The pope's blunt statements on the controversial subjects of marriage and sexual concerns came one day after he took a similarly strong stance on other questions that have sparked protest in this country -- the church's ban on marriage for priests and ordination of women. At a result, he has drawn the first forceful protests of his American tour. Both Catholic and nonreligious groups have taken him to task for failing to reconsider traditional church doctrine.
Feminists, Catholic and otherwise, expressed dismay at his positions on women's ordination, birth control and abortion.
Eleanor Smeal, a Catholic who is president of the National Organization for Women (NOW), said at the group's convention in Los Angeles that "the pope is absolutely out of touch with millions of his own people" on the abortion question. "He is hurting the church."
A group of Catholic clergy and lay members urged priests to boycott part of John Paul's mass in Washington on Sunday to protest his stand against admitting women to the priesthood.
The Washington-based group, Catholic Advocates for Equality, said its 2,000 members would carry protest banners to the mass and other points the pope will visit in Washington.

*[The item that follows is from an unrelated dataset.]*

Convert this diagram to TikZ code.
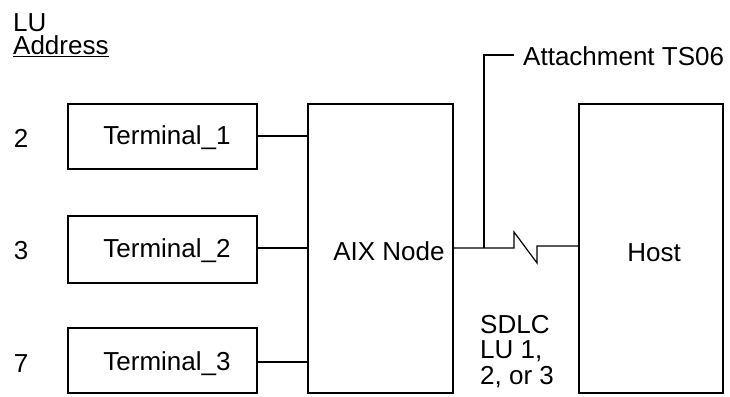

Its goal, according to Sister Sally Thomas, one of the group's organizers, is to "repudiate the pervasive sexism in the church we love."
The pope will not be surprised by such a response to his views, judging from what he told the bishops today. "It is not possible for us to avoid all criticism," he said. "Nor is it possible for us to please everyone."
In a homily before a huge congregation at Grant Park later today, the pope conceded that there are dissenters within the American church, but urged that they be dealt with in a spirit of charity.
"Let love for each other and love for the truth be the answer to polarization when factions are formed because of differing views on matters that relate to faith or the priorities for action," he said.